In the meantime, my friendship with Dr. Perez has really helped me pay a little attention, over the years, to "the" Puerto Rican experience in the U.S. And just, like, wow. We'll hear a lot about Sotomayor being the first Hispanic nominee, and it's certainly a deal that the first Latino nominee happens to be a Latina. But if you don't know, Puerto Ricans are sort of on the bottom of the Latino hierarchy; sort of like how the Bronx (where Sotomayor's from) is at the bottom of the New York boroughs, or how (in my own personal history) being from the CA central valley is at the bottom of the California place hierarchy. (Okay, maybe it's more crappy to be from, like, Needles, but seriously: in graduate school one of my CA-born students was super-impressed by my street cred when he found out where I'd grown up. And yes, that's hilarious, but it does sort of illustrate the point).
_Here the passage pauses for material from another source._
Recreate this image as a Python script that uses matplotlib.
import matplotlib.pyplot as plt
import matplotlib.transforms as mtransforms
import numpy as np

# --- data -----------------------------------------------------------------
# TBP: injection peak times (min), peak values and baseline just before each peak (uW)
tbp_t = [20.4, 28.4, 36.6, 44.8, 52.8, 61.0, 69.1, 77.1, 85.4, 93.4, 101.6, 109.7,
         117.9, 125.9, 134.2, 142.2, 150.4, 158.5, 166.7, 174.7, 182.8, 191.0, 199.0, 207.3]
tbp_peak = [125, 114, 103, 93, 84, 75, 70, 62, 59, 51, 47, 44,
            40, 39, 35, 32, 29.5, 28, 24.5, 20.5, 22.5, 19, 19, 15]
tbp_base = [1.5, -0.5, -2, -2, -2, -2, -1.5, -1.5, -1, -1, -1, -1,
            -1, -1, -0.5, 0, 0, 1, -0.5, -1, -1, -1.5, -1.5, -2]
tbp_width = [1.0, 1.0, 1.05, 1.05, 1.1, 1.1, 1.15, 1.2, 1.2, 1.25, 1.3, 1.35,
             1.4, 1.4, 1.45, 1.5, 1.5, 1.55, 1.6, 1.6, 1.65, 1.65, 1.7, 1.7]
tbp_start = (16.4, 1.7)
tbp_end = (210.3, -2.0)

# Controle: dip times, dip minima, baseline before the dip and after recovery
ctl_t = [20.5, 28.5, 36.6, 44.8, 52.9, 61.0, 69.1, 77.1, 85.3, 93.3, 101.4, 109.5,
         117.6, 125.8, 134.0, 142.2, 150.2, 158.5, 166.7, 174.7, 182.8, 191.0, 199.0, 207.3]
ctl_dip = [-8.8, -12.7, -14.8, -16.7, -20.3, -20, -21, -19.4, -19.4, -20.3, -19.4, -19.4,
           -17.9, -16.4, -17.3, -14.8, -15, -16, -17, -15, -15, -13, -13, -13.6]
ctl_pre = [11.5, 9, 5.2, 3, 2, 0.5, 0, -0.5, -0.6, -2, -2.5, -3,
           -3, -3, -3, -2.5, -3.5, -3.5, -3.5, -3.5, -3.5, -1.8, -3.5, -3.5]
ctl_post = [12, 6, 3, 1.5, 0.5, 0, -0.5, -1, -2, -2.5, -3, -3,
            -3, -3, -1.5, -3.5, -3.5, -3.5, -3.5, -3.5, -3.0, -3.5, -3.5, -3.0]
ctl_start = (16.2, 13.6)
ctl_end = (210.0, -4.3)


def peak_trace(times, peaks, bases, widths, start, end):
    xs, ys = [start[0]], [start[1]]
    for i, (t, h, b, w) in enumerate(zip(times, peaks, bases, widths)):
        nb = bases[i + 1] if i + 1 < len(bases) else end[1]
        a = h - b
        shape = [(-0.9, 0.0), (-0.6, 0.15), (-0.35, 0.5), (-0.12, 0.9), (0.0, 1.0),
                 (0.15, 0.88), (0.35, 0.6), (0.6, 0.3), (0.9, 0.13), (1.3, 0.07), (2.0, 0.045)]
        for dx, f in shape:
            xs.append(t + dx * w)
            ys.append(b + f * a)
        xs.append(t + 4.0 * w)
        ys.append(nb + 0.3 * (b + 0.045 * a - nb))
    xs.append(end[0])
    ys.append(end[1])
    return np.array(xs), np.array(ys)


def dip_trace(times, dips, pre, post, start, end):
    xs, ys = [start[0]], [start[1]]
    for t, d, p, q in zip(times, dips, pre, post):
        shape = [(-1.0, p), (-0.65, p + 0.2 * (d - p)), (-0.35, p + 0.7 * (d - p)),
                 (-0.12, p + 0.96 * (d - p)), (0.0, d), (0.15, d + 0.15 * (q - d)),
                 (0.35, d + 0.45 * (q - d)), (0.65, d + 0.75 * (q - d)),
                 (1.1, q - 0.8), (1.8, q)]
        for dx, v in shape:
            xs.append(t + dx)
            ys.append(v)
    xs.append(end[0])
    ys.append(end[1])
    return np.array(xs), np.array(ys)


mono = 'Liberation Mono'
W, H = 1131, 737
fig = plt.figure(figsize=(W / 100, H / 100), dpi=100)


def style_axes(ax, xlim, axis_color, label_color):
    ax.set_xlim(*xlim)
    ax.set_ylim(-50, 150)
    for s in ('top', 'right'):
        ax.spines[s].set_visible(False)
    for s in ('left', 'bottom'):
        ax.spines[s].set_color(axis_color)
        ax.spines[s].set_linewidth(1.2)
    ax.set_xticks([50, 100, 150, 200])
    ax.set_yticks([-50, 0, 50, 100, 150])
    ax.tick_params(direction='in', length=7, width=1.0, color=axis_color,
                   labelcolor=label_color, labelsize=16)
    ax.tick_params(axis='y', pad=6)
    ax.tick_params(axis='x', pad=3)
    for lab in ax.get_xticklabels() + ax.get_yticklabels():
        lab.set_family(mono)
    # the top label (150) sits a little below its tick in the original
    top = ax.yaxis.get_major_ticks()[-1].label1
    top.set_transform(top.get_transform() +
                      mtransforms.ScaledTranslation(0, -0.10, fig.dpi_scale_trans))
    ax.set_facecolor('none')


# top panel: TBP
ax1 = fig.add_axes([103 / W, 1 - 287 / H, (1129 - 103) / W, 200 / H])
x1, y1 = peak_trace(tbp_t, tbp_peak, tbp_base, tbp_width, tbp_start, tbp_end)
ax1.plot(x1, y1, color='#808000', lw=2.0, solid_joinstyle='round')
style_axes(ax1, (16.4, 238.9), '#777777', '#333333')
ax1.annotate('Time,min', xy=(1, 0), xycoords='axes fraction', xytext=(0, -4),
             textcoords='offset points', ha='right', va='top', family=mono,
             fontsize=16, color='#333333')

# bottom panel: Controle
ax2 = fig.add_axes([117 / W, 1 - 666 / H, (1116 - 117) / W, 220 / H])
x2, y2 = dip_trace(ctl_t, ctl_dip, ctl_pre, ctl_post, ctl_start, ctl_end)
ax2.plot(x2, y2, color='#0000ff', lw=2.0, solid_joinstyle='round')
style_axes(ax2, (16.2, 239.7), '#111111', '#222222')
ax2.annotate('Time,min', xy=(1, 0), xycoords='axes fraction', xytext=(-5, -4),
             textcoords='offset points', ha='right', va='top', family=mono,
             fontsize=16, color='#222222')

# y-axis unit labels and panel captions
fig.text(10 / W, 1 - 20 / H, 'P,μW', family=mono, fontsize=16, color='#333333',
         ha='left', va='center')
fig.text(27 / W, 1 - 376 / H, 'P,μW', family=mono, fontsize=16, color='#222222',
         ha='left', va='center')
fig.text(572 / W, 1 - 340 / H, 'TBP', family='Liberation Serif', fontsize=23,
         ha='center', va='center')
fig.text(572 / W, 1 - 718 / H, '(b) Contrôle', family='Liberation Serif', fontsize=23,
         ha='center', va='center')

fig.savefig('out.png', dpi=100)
So I'm a little more inclined than your average white girl, probably, to feel sisterhood with Puerto Rican women, maybe. And if I'm at all "down with the brown," as someone once said in a comment thread, that's a big part of why. And yeah, because of that this nomination feels a little more personal, a little more moving, than it otherwise might.
You know that all the Republican talk is already about how Sotomayor is "only" the nominee because of her ethnicity, and how she's not going to be properly "objective" as a judge because she'll favor people like her, and that this woman who graduated summa cum laude from Princeton and then went to Yale Law is not all that smart, and other racially-coded panic talk. And there will be a lot of pointing to her professional record as a response (like I just did, noting her Ivy League pedigree). So I wanna say something right here at the outset of her confirmation process:
Fuck yes I'm glad she's the nominee BECAUSE she's a Puerto Rican woman from the Bronx. Fuck yes.
That shit is the entire fucking point of America. At least, it is to the 70s-era "Free to Be, You and Me," bicentennial, Sesame Street generation I belong to. When the President, a Hawaiian-born black man from a broken home, nominates a Bronx-born Puerto Rican woman to the Supreme Court, you can't help but feel like maybe the Constitution and the Separation of Powers and Equality Under the Law and We the People and all that stuff really, actually, might be true.I hope that when we argue for Sotomayor's "qualifications," we don't forget that hell yes her ethnicity and gender are part of that package. Hell yes her ability to "empathize," as Obama put it, with people who have historically "not counted" as "real Americans" is a big part of why she belongs on the court--not least because real Americans can empathize with her. She reminds a lot of us of our sisters, our aunties, our mamas, our best friends.
And that recognition, that sense of belonging, is the foundation of the American ideal of equality. Which is the entire point of the Supreme Court.